__YOUR GOAL__
In this exercise, print only the lines of the records below from the one with "Clone this chart in matplotlib." through the one with "plt.rcParams['font.family'] = ['Liberation", inclusive. Pictures are not part of the copy.

[Rows from a dataset of charts and code]
---+---
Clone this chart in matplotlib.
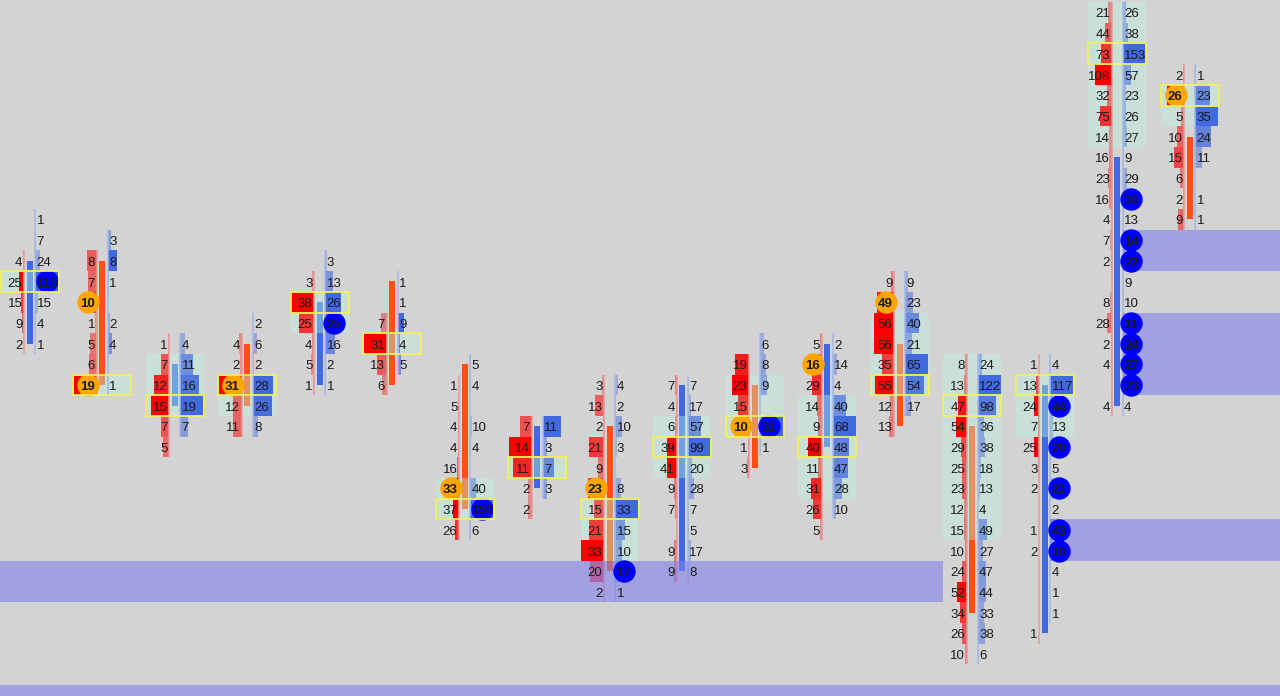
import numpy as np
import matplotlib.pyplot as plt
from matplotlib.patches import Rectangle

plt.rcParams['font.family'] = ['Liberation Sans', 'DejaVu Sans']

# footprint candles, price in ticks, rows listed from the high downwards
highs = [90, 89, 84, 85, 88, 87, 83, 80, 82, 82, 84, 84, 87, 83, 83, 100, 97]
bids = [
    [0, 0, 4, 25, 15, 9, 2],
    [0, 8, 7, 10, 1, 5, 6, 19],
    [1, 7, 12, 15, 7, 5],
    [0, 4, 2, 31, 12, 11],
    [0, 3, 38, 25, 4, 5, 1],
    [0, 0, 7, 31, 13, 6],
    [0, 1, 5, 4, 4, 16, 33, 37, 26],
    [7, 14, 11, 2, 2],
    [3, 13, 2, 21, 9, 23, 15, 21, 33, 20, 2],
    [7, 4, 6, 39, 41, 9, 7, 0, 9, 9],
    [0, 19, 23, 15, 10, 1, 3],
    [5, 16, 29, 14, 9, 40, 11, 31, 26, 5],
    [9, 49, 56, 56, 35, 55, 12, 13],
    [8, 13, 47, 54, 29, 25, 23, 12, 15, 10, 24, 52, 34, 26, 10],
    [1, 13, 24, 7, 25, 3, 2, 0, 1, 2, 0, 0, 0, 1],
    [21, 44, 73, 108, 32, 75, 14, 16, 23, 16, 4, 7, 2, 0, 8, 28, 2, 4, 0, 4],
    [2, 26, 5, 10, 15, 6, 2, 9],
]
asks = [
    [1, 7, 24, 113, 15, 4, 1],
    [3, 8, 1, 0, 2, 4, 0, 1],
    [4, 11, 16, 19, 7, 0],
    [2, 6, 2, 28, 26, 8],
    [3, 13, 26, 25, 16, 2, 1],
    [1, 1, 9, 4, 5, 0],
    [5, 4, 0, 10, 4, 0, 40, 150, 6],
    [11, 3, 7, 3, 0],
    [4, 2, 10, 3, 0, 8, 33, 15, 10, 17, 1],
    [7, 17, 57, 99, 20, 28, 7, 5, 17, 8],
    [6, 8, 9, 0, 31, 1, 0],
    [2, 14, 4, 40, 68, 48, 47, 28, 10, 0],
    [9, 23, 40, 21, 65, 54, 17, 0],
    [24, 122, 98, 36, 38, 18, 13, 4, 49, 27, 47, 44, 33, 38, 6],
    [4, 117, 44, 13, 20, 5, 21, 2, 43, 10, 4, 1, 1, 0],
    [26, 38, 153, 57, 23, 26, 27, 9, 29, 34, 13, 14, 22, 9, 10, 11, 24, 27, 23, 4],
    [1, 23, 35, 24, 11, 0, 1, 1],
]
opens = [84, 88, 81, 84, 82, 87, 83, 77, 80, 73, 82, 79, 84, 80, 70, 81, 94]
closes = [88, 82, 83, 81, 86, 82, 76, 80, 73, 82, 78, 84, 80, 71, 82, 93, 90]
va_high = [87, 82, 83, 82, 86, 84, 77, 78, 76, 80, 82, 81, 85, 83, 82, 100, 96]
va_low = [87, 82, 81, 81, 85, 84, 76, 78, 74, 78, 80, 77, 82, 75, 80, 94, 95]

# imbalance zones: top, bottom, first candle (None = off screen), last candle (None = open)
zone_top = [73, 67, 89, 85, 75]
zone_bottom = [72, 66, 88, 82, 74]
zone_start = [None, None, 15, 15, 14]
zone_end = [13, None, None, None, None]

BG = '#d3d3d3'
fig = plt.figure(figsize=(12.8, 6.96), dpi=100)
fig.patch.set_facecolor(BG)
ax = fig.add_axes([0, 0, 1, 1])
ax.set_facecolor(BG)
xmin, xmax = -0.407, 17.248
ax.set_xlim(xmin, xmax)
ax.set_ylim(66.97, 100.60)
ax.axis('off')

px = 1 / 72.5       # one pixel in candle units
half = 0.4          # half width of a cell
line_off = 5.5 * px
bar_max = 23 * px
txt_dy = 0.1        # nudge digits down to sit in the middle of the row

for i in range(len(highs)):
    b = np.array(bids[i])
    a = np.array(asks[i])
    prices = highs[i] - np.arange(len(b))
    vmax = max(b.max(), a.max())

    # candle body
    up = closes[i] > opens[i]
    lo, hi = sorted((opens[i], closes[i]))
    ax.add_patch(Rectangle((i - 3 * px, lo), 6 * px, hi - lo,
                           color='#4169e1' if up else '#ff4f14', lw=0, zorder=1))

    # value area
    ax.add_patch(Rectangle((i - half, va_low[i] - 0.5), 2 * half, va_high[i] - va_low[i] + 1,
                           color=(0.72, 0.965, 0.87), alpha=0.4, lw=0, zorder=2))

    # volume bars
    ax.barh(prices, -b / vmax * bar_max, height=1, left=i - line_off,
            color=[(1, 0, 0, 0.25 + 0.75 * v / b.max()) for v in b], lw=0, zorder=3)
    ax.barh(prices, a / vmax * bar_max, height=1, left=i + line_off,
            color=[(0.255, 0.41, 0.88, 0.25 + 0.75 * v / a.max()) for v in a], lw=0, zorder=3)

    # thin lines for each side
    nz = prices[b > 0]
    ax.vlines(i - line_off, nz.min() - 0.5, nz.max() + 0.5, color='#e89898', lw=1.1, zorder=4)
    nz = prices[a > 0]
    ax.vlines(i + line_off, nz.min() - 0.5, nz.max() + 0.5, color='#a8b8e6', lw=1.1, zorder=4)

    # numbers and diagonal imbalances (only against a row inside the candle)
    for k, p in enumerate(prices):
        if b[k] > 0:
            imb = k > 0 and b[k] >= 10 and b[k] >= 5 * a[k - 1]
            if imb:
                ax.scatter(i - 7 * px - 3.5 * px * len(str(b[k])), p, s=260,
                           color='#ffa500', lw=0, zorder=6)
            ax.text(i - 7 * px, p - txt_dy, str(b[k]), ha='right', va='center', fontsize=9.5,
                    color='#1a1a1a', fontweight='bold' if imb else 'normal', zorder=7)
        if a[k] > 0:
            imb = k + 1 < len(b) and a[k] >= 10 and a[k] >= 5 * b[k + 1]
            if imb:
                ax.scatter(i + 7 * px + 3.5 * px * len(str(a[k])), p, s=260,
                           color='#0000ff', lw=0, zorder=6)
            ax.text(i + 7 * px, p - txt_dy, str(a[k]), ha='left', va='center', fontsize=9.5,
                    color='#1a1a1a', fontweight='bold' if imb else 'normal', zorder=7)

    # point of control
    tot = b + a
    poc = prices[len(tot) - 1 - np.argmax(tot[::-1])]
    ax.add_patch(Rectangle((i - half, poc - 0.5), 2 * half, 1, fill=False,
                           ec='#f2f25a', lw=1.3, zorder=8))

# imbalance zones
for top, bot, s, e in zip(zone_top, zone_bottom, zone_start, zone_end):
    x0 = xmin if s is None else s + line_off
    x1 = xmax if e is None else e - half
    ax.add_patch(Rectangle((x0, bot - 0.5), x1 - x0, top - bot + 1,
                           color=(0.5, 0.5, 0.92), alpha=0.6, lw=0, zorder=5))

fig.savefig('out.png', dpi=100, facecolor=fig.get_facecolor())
---+---
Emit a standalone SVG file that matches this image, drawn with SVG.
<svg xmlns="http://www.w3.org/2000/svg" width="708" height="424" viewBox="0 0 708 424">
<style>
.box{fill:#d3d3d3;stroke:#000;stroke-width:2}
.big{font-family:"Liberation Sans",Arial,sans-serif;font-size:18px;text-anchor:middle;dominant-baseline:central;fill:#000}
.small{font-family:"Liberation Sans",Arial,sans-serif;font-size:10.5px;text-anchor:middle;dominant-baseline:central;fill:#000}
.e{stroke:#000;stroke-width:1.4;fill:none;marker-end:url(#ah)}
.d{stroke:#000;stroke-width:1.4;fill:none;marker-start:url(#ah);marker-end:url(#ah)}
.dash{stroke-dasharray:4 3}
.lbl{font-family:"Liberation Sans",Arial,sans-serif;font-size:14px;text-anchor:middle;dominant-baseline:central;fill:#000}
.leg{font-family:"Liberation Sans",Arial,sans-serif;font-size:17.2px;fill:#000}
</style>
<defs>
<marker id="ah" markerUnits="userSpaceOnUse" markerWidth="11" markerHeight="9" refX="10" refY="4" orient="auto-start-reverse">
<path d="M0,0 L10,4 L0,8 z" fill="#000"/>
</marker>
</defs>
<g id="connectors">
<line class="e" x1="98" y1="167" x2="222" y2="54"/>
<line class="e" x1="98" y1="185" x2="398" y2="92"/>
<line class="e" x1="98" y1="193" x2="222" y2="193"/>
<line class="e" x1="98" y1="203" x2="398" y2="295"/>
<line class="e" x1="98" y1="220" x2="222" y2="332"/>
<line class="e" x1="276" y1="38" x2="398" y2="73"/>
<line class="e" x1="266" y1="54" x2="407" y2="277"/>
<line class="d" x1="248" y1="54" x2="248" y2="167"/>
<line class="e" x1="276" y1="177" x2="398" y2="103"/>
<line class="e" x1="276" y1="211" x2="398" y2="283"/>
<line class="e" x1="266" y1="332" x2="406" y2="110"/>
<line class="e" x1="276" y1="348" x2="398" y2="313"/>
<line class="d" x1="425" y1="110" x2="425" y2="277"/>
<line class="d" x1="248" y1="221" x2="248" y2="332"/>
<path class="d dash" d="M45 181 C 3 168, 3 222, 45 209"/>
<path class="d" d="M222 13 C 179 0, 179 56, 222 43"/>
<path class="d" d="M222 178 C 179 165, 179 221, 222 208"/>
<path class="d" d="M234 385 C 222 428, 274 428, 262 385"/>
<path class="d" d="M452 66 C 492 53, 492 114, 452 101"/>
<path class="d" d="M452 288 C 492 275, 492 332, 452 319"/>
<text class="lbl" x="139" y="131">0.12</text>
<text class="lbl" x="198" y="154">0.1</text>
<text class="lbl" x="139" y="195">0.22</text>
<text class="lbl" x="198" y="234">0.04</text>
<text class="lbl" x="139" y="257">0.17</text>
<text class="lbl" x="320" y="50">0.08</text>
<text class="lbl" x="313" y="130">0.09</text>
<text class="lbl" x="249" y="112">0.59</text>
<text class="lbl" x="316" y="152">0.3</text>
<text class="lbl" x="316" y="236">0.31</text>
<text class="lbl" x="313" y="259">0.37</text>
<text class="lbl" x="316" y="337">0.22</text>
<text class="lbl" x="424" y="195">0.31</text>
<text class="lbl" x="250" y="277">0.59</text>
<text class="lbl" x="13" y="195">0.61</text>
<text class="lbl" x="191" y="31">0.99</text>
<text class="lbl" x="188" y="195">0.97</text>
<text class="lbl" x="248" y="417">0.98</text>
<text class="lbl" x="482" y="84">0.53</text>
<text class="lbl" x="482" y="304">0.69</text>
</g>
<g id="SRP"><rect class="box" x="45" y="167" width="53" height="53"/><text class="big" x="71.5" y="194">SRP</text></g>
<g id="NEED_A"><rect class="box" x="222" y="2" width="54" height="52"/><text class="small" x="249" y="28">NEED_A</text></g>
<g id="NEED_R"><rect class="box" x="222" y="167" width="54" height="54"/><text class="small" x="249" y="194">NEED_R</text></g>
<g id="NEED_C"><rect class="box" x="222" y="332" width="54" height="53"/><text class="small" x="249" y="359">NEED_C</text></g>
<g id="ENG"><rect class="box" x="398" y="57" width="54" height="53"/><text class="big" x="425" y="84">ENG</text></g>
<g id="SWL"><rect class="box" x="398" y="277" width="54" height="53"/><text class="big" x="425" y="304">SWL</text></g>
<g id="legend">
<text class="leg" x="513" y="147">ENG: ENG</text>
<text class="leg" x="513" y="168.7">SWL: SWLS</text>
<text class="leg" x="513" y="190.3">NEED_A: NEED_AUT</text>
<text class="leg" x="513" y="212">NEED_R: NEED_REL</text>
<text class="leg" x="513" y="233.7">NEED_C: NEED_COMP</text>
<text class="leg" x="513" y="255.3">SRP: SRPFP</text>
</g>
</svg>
---+---
__TASK ANSWER__
Clone this chart in matplotlib.
import numpy as np
import matplotlib.pyplot as plt
from matplotlib.patches import Rectangle

plt.rcParams['font.family'] = ['Liberation Sans', 'DejaVu Sans']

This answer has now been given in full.